== SUPPLIED INFORMATION ==
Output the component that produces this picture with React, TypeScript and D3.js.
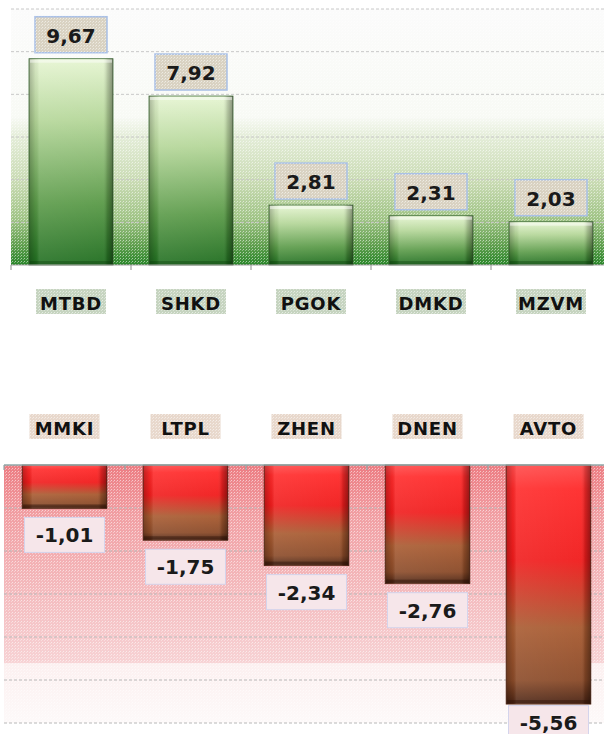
import React from "react";
import * as d3 from "d3";

const upCategories = ["MTBD", "SHKD", "PGOK", "DMKD", "MZVM"];
const upValues = [9.67, 7.92, 2.81, 2.31, 2.03];
const downCategories = ["MMKI", "LTPL", "ZHEN", "DNEN", "AVTO"];
const downValues = [-1.01, -1.75, -2.34, -2.76, -5.56];
const upTicks = [2, 4, 6, 8, 10, 12];
const downTicks = [-1, -2, -3, -4, -5, -6];

const fmt = (v: number) => v.toFixed(2).replace(".", ",");
const FONT = "'DejaVu Sans', Verdana, sans-serif";

export default function App() {
  const W = 604, H = 734;
  const xUp = d3.scaleBand<string>().domain(upCategories).range([11, 611]).paddingInner(0.3).paddingOuter(0.15);
  const yUp = d3.scaleLinear().domain([0, 12]).range([265, 9]);
  const xDn = d3.scaleBand<string>().domain(downCategories).range([4, 609]).paddingInner(0.3).paddingOuter(0.15);
  const yDn = d3.scaleLinear().domain([0, -6]).range([465, 723]);

  const stepUp = xUp.step();
  const stepDn = xDn.step();
  const upBounds = d3.range(upCategories.length + 1).map(i => 11 + i * stepUp);
  const dnBounds = d3.range(downCategories.length + 1).map(i => 4 + i * stepDn);

  return (
    <svg width={W} height={H} style={{ position: "absolute", left: 0, top: 0 }}>
      <defs>
        <linearGradient id="bgUp" x1="0" y1="0" x2="0" y2="1">
          <stop offset="0" stopColor="#fbfbfb" />
          <stop offset="0.42" stopColor="#f8faf5" />
          <stop offset="0.5" stopColor="#e4edd8" />
          <stop offset="0.68" stopColor="#c8dab2" />
          <stop offset="0.82" stopColor="#a0c486" />
          <stop offset="0.92" stopColor="#62a050" />
          <stop offset="1" stopColor="#2a862a" />
        </linearGradient>
        <linearGradient id="bgDn" x1="0" y1="0" x2="0" y2="1">
          <stop offset="0" stopColor="#ec7c82" />
          <stop offset="0.2" stopColor="#f1a0a4" />
          <stop offset="0.5" stopColor="#f4bcbf" />
          <stop offset="0.765" stopColor="#f7d2d4" />
          <stop offset="0.77" stopColor="#fcf0f0" />
          <stop offset="1" stopColor="#fdf9f9" />
        </linearGradient>
        <pattern id="dots" width="3" height="3" patternUnits="userSpaceOnUse">
          <rect x="0" y="0" width="1" height="1" fill="#ffffff" opacity="0.55" />
          <rect x="2" y="1" width="1" height="1" fill="#ffffff" opacity="0.35" />
        </pattern>
        <linearGradient id="barGreen" x1="0" y1="0" x2="0" y2="1">
          <stop offset="0" stopColor="#e6f5d2" />
          <stop offset="0.3" stopColor="#b4d698" />
          <stop offset="0.7" stopColor="#5a9a48" />
          <stop offset="1" stopColor="#1f6d1f" />
        </linearGradient>
        <linearGradient id="barRed" x1="0" y1="0" x2="0" y2="1">
          <stop offset="0" stopColor="#ff4a4a" />
          <stop offset="0.1" stopColor="#ff2a2a" />
          <stop offset="0.4" stopColor="#f01c1c" />
          <stop offset="0.68" stopColor="#a85a30" />
          <stop offset="0.9" stopColor="#8a4a28" />
          <stop offset="1" stopColor="#4a2414" />
        </linearGradient>
        <linearGradient id="sideShade" x1="0" y1="0" x2="1" y2="0">
          <stop offset="0" stopColor="#000" stopOpacity="0.25" />
          <stop offset="0.08" stopColor="#000" stopOpacity="0.05" />
          <stop offset="0.12" stopColor="#fff" stopOpacity="0.1" />
          <stop offset="0.88" stopColor="#fff" stopOpacity="0.05" />
          <stop offset="0.93" stopColor="#000" stopOpacity="0.15" />
          <stop offset="1" stopColor="#000" stopOpacity="0.4" />
        </linearGradient>
      </defs>

      {/* TOP CHART */}
      <rect x={11} y={yUp(12)} width={600} height={yUp(0) - yUp(12)} fill="url(#bgUp)" />
      <rect x={11} y={yUp(12)} width={600} height={yUp(0) - yUp(12)} fill="url(#dots)" />
      {upTicks.map(t => (
        <line key={t} x1={11} x2={611} y1={yUp(t)} y2={yUp(t)} stroke="#c8c8c8" strokeDasharray="3,2" strokeWidth={1} />
      ))}
      {upCategories.map((c, i) => {
        const x = xUp(c)!;
        const w = xUp.bandwidth();
        const y = yUp(upValues[i]);
        const h = yUp(0) - y;
        return (
          <g key={c}>
            <rect x={x} y={y} width={w} height={h} fill="url(#barGreen)" stroke="#3d6b35" strokeWidth={0.8} />
            <rect x={x} y={y} width={w} height={h} fill="url(#sideShade)" />
            <rect x={x + 1} y={y + 1} width={w - 2} height={3} fill="#ffffff" opacity={0.45} />
            <rect x={x + 1} y={y + h - 4} width={w - 2} height={3} fill="#0a3a0a" opacity={0.35} />
          </g>
        );
      })}
      <line x1={11} x2={611} y1={yUp(0)} y2={yUp(0)} stroke="#a0a0a0" strokeWidth={1.2} />
      {upBounds.map((b, i) => (
        <line key={i} x1={b} x2={b} y1={yUp(0)} y2={yUp(0) + 5} stroke="#a0a0a0" strokeWidth={1.2} />
      ))}
      {upCategories.map((c, i) => {
        const cx = xUp(c)! + xUp.bandwidth() / 2;
        const y = yUp(upValues[i]);
        return (
          <g key={c}>
            <rect x={cx - 36} y={y - 42} width={72} height={36} fill="#d9d2c2" stroke="#a9c0e6" strokeWidth={1.5} />
            <rect x={cx - 36} y={y - 42} width={72} height={36} fill="url(#dots)" />
            <text x={cx} y={y - 16} textAnchor="middle" fontFamily={FONT} fontWeight="bold" fontSize={20} fill="#1a1a1a">{fmt(upValues[i])}</text>
          </g>
        );
      })}
      {upCategories.map(c => {
        const cx = xUp(c)! + xUp.bandwidth() / 2;
        return (
          <g key={c}>
            <rect x={cx - 35} y={289} width={70} height={25} fill="#c6d4c0" />
            <rect x={cx - 35} y={289} width={70} height={25} fill="url(#dots)" />
            <text x={cx} y={309.5} textAnchor="middle" fontFamily={FONT} fontWeight="bold" fontSize={18} letterSpacing={0.8} fill="#111">{c}</text>
          </g>
        );
      })}

      {/* BOTTOM CHART */}
      {downCategories.map(c => {
        const cx = xDn(c)! + xDn.bandwidth() / 2;
        return (
          <g key={c}>
            <rect x={cx - 35} y={414} width={70} height={25} fill="#e8d8cc" />
            <rect x={cx - 35} y={414} width={70} height={25} fill="url(#dots)" />
            <text x={cx} y={434.5} textAnchor="middle" fontFamily={FONT} fontWeight="bold" fontSize={18} letterSpacing={0.8} fill="#111">{c}</text>
          </g>
        );
      })}
      <rect x={4} y={yDn(0)} width={605} height={yDn(-6) - yDn(0)} fill="url(#bgDn)" />
      <rect x={4} y={yDn(0)} width={605} height={yDn(-6) - yDn(0)} fill="url(#dots)" />
      {downTicks.map(t => (
        <line key={t} x1={4} x2={609} y1={yDn(t)} y2={yDn(t)} stroke="#b8b8b8" strokeDasharray="3,2" strokeWidth={1} />
      ))}
      {downCategories.map((c, i) => {
        const x = xDn(c)!;
        const w = xDn.bandwidth();
        const y = yDn(0);
        const h = yDn(downValues[i]) - y;
        return (
          <g key={c}>
            <rect x={x} y={y} width={w} height={h} fill="url(#barRed)" stroke="#5a2a18" strokeWidth={0.8} />
            <rect x={x} y={y} width={w} height={h} fill="url(#sideShade)" />
            <rect x={x + 1} y={y + h - 4} width={w - 2} height={3} fill="#2a0e04" opacity={0.4} />
          </g>
        );
      })}
      <line x1={4} x2={609} y1={yDn(0)} y2={yDn(0)} stroke="#8fa8a8" strokeWidth={1.5} />
      {dnBounds.map((b, i) => (
        <line key={i} x1={b} x2={b} y1={yDn(0)} y2={yDn(0) + 5} stroke="#8fa8a8" strokeWidth={1.2} />
      ))}
      {downCategories.map((c, i) => {
        const cx = xDn(c)! + xDn.bandwidth() / 2;
        const y = yDn(downValues[i]);
        const top = Math.min(y + 9, y + 1.5);
        const boxTop = y + 9 + 35 > H ? top : y + 9;
        return (
          <g key={c}>
            <rect x={cx - 40} y={boxTop} width={80} height={35} fill="#f6e6ea" stroke="#d4d4ec" strokeWidth={1} />
            <text x={cx} y={Math.min(boxTop + 25, H - 4)} textAnchor="middle" fontFamily={FONT} fontWeight="bold" fontSize={20} fill="#1a1a1a">{fmt(downValues[i])}</text>
          </g>
        );
      })}
    </svg>
  );
}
===
### YOUR TASK
Transcribe exactly, with no pictures, the lines running from the first line of the material through the line holding "const dnBounds = d3.range(downCategories.length".

### RESULT FOR THIS EXERCISE
Output the component that produces this picture with React, TypeScript and D3.js.
import React from "react";
import * as d3 from "d3";

const upCategories = ["MTBD", "SHKD", "PGOK", "DMKD", "MZVM"];
const upValues = [9.67, 7.92, 2.81, 2.31, 2.03];
const downCategories = ["MMKI", "LTPL", "ZHEN", "DNEN", "AVTO"];
const downValues = [-1.01, -1.75, -2.34, -2.76, -5.56];
const upTicks = [2, 4, 6, 8, 10, 12];
const downTicks = [-1, -2, -3, -4, -5, -6];

const fmt = (v: number) => v.toFixed(2).replace(".", ",");
const FONT = "'DejaVu Sans', Verdana, sans-serif";

export default function App() {
  const W = 604, H = 734;
  const xUp = d3.scaleBand<string>().domain(upCategories).range([11, 611]).paddingInner(0.3).paddingOuter(0.15);
  const yUp = d3.scaleLinear().domain([0, 12]).range([265, 9]);
  const xDn = d3.scaleBand<string>().domain(downCategories).range([4, 609]).paddingInner(0.3).paddingOuter(0.15);
  const yDn = d3.scaleLinear().domain([0, -6]).range([465, 723]);

  const stepUp = xUp.step();
  const stepDn = xDn.step();
  const upBounds = d3.range(upCategories.length + 1).map(i => 11 + i * stepUp);
  const dnBounds = d3.range(downCategories.length + 1).map(i => 4 + i * stepDn);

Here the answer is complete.